The request:
The lines from the top of the material below through the line containing "const yMinorTicks = [1, 3, 5, 7]" are to be printed exactly, with pictures omitted.

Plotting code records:
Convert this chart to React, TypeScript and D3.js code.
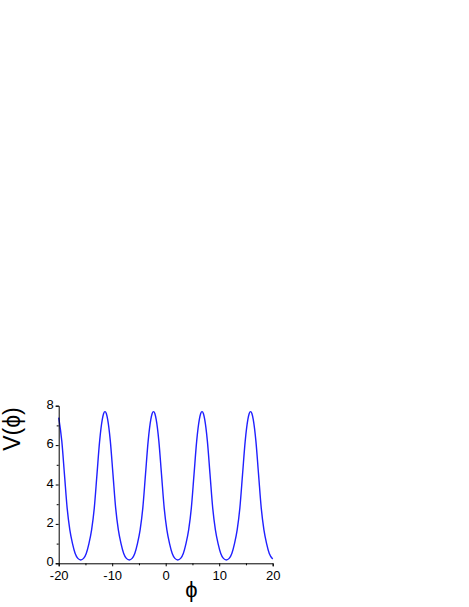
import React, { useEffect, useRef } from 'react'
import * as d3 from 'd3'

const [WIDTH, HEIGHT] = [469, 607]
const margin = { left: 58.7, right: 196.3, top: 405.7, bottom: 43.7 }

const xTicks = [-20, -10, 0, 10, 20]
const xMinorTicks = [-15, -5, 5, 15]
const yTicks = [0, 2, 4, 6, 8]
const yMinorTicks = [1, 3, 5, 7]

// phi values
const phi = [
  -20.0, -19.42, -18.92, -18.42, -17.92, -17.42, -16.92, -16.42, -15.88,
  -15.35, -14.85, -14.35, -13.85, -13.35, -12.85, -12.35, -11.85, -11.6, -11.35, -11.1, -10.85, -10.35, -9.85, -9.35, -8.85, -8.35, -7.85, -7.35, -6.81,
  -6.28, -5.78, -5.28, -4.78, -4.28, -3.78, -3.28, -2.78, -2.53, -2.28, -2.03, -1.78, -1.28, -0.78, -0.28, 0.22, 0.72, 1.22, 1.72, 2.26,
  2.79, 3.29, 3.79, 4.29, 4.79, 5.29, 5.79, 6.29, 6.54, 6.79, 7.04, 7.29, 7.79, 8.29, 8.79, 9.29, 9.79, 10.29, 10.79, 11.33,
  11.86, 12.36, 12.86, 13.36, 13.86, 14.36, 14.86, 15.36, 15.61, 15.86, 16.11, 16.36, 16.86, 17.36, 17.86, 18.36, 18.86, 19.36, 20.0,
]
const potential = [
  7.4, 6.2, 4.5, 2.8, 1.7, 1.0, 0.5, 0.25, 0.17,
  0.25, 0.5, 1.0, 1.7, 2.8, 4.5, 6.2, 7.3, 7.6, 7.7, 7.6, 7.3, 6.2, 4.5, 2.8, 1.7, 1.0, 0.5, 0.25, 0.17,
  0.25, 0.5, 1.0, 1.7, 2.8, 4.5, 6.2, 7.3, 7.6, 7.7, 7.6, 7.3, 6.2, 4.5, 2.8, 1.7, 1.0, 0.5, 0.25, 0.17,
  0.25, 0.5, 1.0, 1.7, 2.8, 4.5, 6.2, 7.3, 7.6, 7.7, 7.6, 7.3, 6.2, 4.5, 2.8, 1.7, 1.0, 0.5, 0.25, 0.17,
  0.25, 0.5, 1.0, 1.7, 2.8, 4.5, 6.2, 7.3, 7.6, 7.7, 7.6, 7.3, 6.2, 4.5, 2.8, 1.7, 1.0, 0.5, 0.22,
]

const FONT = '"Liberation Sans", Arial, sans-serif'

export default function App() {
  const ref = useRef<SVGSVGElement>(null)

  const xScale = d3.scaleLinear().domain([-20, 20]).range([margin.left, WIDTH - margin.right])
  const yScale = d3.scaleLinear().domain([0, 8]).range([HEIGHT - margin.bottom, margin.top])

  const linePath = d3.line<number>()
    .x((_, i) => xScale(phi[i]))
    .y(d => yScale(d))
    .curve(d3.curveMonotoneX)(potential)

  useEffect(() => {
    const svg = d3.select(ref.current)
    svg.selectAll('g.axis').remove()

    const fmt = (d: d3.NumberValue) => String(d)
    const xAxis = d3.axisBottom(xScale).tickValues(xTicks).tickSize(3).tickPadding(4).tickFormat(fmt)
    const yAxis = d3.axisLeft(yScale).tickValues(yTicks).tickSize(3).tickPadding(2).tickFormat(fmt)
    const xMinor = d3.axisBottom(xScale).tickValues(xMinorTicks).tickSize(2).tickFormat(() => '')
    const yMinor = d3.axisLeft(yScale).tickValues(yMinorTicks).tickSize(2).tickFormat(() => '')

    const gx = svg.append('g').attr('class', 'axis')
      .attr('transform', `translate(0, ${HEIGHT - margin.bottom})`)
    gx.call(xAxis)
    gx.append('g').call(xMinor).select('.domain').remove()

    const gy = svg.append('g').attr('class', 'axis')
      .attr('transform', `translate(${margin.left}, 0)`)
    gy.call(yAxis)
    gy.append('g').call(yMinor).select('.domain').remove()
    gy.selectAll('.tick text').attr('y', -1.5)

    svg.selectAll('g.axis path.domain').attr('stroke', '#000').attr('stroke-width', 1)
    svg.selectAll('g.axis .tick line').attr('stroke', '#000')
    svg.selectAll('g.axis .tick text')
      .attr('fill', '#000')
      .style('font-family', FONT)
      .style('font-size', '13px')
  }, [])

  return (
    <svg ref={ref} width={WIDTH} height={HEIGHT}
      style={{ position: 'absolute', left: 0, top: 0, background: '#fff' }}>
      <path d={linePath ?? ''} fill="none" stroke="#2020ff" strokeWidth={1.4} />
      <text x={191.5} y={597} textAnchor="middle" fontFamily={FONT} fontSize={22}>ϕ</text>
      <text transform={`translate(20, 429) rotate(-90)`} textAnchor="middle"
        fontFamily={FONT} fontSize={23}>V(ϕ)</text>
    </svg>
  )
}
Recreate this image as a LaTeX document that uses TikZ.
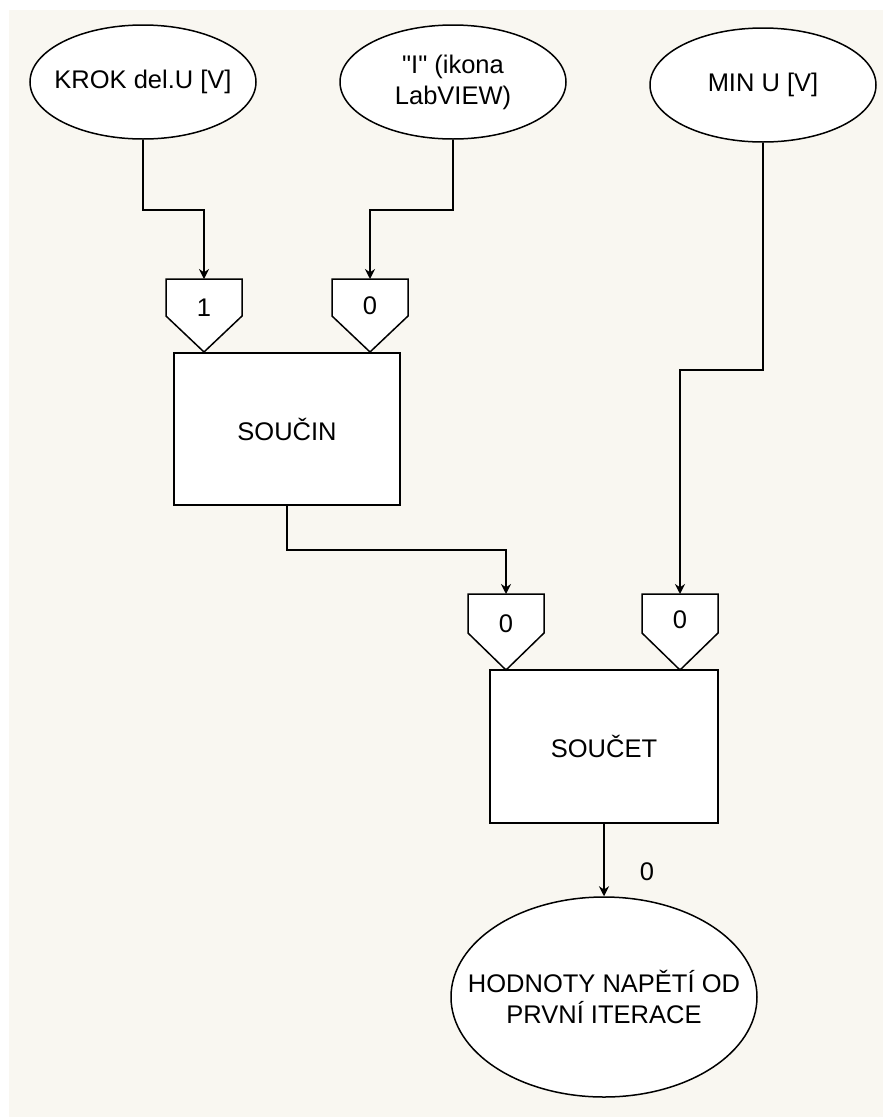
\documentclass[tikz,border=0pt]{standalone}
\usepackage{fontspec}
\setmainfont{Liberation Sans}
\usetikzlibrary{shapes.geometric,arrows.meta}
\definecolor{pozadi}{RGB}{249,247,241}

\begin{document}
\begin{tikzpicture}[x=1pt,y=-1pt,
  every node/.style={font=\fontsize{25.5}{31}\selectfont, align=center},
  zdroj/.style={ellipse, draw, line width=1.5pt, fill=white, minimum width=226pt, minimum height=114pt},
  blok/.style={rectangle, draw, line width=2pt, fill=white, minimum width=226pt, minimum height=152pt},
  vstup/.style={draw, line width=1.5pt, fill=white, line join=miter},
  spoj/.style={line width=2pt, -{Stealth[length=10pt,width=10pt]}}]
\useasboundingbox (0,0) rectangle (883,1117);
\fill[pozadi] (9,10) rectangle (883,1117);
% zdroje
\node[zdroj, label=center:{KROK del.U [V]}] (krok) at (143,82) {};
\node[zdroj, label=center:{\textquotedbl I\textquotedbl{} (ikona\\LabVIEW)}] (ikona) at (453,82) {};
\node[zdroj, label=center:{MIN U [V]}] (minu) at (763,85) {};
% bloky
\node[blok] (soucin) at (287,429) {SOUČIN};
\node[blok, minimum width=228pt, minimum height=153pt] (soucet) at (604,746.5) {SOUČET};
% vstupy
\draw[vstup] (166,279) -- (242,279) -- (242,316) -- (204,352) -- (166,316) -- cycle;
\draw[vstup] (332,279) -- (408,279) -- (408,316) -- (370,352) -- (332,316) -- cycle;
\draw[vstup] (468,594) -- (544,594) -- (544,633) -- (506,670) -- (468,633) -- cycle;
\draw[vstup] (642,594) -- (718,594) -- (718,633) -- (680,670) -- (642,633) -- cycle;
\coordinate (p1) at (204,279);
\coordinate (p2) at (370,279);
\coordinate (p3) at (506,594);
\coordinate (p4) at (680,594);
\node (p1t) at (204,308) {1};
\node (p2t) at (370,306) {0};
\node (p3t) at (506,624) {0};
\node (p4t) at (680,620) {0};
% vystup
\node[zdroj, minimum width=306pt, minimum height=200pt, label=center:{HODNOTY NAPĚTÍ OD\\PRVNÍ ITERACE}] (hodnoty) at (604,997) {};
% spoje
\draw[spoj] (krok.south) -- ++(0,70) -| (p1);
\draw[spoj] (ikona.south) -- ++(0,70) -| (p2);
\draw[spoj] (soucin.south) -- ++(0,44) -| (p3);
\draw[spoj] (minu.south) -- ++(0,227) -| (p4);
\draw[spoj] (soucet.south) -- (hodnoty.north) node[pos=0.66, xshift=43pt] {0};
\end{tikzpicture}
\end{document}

Output of the exercise:
Convert this chart to React, TypeScript and D3.js code.
import React, { useEffect, useRef } from 'react'
import * as d3 from 'd3'

const [WIDTH, HEIGHT] = [469, 607]
const margin = { left: 58.7, right: 196.3, top: 405.7, bottom: 43.7 }

const xTicks = [-20, -10, 0, 10, 20]
const xMinorTicks = [-15, -5, 5, 15]
const yTicks = [0, 2, 4, 6, 8]
const yMinorTicks = [1, 3, 5, 7]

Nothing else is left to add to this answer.